From the beginning there have been people prepared to risk a lot, in their concerted campaign for justice. I don't have a name to clear, but I'm a Liverpudlian, a football supporter, and I like to think I am a decent human being. So when a system that comprises various authorities that collaborates and colludes to deny a group of people the very basic human right of truth and justice, there is something fundamentally wrong with our society. That's what Hillsborough has come to mean to me.
Putting this booklet together is my way of contributing to the work that Nicola has done. We've done this to try and have an impact on the consciousness and to say don't settle for the lie - fight for the truth. The document we have brought out is a compilation of facts and important information we think people need to know. It's been put together in as objective a way as we can make it. It outlines the events that lead up to, occur during, and, of course, the consequences thereafter of the Hillsborough football disaster.

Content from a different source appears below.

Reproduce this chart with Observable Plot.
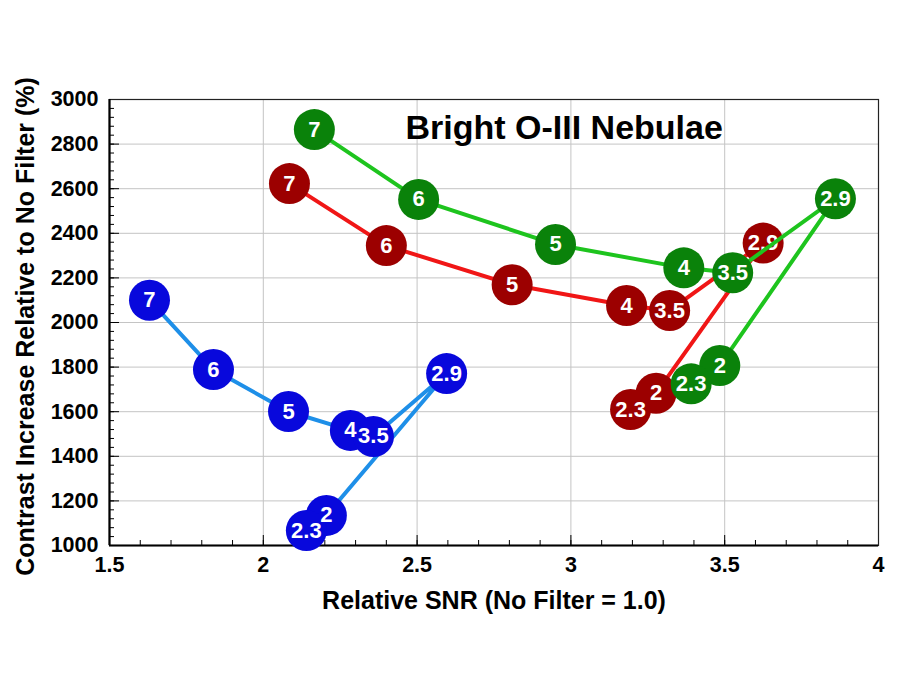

There have been other sporting disasters in Britain - Ibrox, Bradford, to name just a couple. But Hillsborough is known as the biggest or the worst disaster in British sporting history. The sheer magnitude of that disaster is still painfully felt to this day, 20 years on.
The thing that upsets me the most is that you have a major event like that in front of dozens of TV cameras, hundreds of journalists, thousands of pictures, tens of thousands of witnesses, and yet in spite of all that evidence and in spite of everything we now know, not one single person has been held accountable for their actions that day.
In his foreword for Context and Consequences Phil Scraton came up with a really good line that I like a lot. It says: 'Regrettably it is necessary to do this, because the myths of Hillsborough live on, leaving the bereaved of the survivors still, after 20 years, defending their reputations and those of their loved ones. In itself, this serves as a reminder that injustice is the tragedy that arose out of the Hillsborough disaster.'
That sums it up pretty well. No accountability, responsibility dodged and an entire city's name dragged through the dirt.